Rising averages conceal deep household inequality.
ZURICH, SWITZERLAND — July 2026.
Global private wealth increased sharply in 2025, delivering its strongest annual expansion since 2017 and extending the recovery for a third consecutive year. The UBS Global Wealth Report 2026 estimated that personal wealth rose by 10.8 percent in United States dollar terms, compared with 4.6 percent in 2024. Europe, the Middle East and Africa recorded the fastest regional increase, with combined wealth advancing by 17.5 percent. The figures point to a strong global recovery in asset values, but they also reveal major differences between countries, regions and social groups.
The Americas recorded wealth growth of 8.5 percent, while the Asia-Pacific region expanded by 5.9 percent during the same period. North America nevertheless remained the world’s wealthiest region, with average wealth of approximately 660,000 dollars per adult. Western Europe exceeded 330,000 dollars per adult, while the United States reached 696,277 dollars, more than twice the Western European level. These comparisons show that Europe experienced stronger recent growth without closing the accumulated wealth gap with North America.
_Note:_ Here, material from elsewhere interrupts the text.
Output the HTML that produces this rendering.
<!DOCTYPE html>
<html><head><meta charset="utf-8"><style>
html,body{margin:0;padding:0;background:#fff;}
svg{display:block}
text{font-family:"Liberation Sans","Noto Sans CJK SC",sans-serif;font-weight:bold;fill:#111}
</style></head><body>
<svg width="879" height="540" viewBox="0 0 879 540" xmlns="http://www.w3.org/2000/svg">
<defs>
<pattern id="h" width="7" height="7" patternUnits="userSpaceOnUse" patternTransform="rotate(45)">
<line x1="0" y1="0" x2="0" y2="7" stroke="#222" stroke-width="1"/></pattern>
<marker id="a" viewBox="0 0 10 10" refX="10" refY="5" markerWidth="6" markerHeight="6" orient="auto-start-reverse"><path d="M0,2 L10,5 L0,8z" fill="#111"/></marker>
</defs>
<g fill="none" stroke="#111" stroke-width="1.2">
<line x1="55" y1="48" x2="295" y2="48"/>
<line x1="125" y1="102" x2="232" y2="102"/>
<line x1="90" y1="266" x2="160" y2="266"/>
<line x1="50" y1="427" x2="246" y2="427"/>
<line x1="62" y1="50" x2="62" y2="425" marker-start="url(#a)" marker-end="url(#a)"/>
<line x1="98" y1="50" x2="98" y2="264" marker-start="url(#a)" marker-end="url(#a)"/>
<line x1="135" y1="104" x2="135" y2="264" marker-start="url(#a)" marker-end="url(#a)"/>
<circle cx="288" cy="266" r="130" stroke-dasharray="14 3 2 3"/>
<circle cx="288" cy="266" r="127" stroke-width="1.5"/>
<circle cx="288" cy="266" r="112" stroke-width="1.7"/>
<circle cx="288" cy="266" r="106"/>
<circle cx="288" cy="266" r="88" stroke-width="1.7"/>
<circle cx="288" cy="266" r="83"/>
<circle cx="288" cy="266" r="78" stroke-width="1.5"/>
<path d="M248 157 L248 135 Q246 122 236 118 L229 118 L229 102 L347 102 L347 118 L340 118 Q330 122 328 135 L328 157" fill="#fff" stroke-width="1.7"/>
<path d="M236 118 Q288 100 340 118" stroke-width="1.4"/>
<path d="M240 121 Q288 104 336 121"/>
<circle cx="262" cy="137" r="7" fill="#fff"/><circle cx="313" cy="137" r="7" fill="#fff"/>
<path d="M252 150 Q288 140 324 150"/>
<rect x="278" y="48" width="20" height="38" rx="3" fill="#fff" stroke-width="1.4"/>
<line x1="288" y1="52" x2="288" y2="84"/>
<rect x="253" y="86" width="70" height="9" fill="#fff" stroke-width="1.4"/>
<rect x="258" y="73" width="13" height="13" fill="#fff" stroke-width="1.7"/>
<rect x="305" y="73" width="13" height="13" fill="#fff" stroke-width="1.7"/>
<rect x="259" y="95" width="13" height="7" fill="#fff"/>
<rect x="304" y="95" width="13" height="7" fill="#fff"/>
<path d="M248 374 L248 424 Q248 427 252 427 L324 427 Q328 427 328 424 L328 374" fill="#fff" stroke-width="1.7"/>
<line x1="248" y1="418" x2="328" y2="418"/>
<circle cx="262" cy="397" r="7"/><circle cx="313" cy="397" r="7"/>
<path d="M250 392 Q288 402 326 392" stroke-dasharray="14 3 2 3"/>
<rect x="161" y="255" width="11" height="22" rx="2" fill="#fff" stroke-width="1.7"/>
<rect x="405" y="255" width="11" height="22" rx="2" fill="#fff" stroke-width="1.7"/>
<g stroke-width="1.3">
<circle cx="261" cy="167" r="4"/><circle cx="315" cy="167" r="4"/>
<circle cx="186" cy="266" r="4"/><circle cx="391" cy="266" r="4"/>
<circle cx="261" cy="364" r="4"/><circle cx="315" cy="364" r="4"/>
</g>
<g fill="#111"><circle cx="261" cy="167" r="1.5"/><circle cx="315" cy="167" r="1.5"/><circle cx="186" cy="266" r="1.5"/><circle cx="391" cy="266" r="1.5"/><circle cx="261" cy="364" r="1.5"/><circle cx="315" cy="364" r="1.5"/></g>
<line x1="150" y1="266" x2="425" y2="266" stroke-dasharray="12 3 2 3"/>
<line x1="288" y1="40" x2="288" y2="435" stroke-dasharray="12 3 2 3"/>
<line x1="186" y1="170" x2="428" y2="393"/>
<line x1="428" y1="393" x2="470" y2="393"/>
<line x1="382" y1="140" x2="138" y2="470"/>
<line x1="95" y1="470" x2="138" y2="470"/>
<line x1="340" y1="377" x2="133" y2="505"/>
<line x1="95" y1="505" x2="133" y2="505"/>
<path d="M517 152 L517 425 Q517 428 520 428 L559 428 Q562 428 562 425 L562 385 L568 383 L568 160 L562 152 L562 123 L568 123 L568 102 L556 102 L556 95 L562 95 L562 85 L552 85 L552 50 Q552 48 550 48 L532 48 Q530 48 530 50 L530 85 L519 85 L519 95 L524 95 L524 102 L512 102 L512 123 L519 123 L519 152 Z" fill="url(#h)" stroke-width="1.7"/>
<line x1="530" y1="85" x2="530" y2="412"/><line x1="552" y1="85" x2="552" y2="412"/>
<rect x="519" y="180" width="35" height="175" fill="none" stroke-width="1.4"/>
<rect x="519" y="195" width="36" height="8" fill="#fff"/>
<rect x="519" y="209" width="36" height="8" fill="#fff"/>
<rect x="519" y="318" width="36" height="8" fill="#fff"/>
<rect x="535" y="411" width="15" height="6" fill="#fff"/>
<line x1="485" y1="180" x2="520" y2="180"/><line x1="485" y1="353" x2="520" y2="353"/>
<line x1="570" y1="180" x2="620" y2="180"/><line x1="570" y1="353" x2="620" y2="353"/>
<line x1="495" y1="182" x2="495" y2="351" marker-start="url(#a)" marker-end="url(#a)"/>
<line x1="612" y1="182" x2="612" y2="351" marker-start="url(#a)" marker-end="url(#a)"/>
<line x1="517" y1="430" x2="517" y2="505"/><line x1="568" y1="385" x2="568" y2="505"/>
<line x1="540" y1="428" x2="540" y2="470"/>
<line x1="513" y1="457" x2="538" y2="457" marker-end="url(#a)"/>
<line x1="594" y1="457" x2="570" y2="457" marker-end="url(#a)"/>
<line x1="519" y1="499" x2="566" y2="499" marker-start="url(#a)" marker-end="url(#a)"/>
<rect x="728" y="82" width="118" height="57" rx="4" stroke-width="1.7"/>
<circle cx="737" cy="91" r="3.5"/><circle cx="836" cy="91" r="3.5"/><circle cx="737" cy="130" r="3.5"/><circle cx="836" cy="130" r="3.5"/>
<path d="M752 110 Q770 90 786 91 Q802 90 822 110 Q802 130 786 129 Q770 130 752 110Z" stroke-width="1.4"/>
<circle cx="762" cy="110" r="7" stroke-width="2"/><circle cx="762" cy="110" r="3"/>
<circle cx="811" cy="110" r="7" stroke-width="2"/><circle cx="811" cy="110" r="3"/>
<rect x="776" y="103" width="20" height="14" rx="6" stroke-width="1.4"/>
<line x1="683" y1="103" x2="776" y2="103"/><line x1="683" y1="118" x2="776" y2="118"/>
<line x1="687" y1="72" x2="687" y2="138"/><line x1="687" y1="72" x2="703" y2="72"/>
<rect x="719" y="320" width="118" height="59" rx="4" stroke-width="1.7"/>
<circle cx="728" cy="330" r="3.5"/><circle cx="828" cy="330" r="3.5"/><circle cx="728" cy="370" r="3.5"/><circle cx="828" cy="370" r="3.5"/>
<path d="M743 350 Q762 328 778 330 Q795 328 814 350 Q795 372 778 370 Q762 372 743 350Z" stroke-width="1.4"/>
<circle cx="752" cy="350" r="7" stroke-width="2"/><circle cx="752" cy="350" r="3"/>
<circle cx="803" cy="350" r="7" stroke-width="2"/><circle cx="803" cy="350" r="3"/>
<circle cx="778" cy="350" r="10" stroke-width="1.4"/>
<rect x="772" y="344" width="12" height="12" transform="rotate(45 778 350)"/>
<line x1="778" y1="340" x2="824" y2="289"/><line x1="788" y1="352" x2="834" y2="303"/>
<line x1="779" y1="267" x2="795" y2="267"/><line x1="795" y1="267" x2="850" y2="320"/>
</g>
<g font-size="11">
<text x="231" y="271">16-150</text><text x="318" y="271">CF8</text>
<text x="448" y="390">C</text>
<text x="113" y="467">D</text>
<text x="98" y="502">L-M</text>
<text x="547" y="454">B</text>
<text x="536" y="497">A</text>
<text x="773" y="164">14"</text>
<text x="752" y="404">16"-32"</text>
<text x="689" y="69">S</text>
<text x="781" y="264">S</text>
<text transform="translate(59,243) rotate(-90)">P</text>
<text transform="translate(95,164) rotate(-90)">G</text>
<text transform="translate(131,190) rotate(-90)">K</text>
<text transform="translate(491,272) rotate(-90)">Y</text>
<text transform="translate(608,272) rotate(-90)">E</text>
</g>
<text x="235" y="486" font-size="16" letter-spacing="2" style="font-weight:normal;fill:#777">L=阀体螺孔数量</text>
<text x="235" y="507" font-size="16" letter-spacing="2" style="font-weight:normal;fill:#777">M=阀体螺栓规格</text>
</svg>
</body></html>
Currency movements played an important role in the European increase because the euro strengthened against the United States dollar during the reporting period. When wealth measured in local currencies is converted into a weaker dollar, international comparisons can show substantial gains even without equivalent improvements in purchasing power. Eastern Europe registered the strongest increase within the wider European, Middle Eastern and African region, with wealth rising by 28.3 percent. The Middle East and Africa grew by a more moderate 6.6 percent, underlining the unequal nature of the regional performance.
The number of dollar millionaires also reached a new global record after almost one million people joined that category during 2025. This increase represented approximately 2,600 new millionaires every day and expanded the worldwide millionaire population by around 1.5 percent. The United States alone added more than 440,000 millionaires, accounting for nearly half of the global increase. Together, the United States and mainland China continued to hold more than half of all private wealth worldwide.
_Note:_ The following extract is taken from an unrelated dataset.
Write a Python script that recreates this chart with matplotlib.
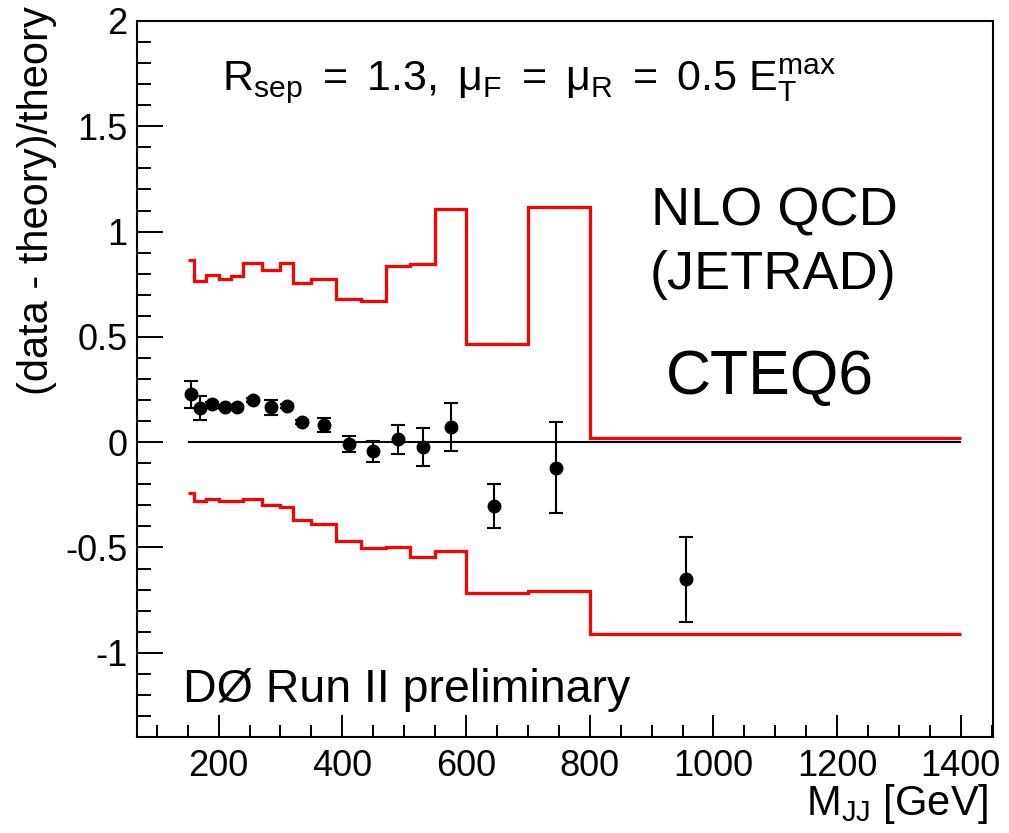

Germany presents one of the report’s most striking contradictions because it combines a large millionaire population with relatively weak wealth among ordinary households. Approximately 2.6 million dollar millionaires live in Germany, placing the country among the world’s largest concentrations of affluent individuals. Average wealth reached 346,613 dollars per adult, giving Germany fourteenth place internationally and positioning it slightly ahead of France. That average, however, is heavily influenced by large fortunes concentrated at the upper end of the distribution.
Median wealth offers a different and more revealing picture because it identifies the point at which half the adult population owns more and half owns less. Germany’s median wealth stood at only 53,485 dollars per adult, the lowest level among the thirty countries included in the report’s leading group. The gap between average and median wealth indicates that German assets are distributed unevenly despite the country’s industrial strength, export capacity and high national income. It also suggests that the economic security commonly associated with Germany does not translate automatically into broad household ownership.
Spain performed more favorably when median wealth was considered, even though its average wealth remained below Germany’s. Average Spanish wealth reached 306,412 dollars per adult, placing the country twentieth in the global ranking. Median wealth stood at 111,575 dollars, more than twice Germany’s figure and enough to place Spain seventeenth among the markets analyzed. Residential property ownership appears to provide a broader base of household wealth in Spain, although it can also leave families heavily exposed to changes in housing prices.
Belgium ranked second worldwide for median wealth, suggesting that its private assets are distributed more broadly than in many larger European economies. Switzerland placed first for average wealth at 910,382 dollars per adult, while also holding eighth position for median wealth. Luxembourg led the median ranking with 394,005 dollars, illustrating the exceptional asset concentration and income structure of a small financial center. These differences demonstrate why national wealth cannot be understood through a single average figure or the number of millionaires alone.
The report also found that higher wealth groups expanded particularly quickly, especially among individuals holding between five million and one hundred million dollars. Financial-market participation helped these households benefit from rising asset prices, while residential property remained the principal source of wealth for many less affluent families. This distinction matters because property wealth is less liquid and may not provide the same capacity to diversify, invest or respond to economic shocks. Future wealth growth may therefore depend increasingly on access to financial assets rather than home ownership alone.
Europe’s strong headline performance offers reasons for confidence, but it does not resolve questions about distribution, affordability or economic mobility. Germany’s position shows how a wealthy country can produce millions of affluent individuals while leaving the typical household with comparatively modest net assets. Spain’s stronger median result illustrates how property ownership can widen the asset base, although it does not necessarily guarantee income security or financial resilience. The central issue is no longer only how much wealth Europe creates, but how widely that wealth is owned and whether future growth can reach beyond the top of the distribution.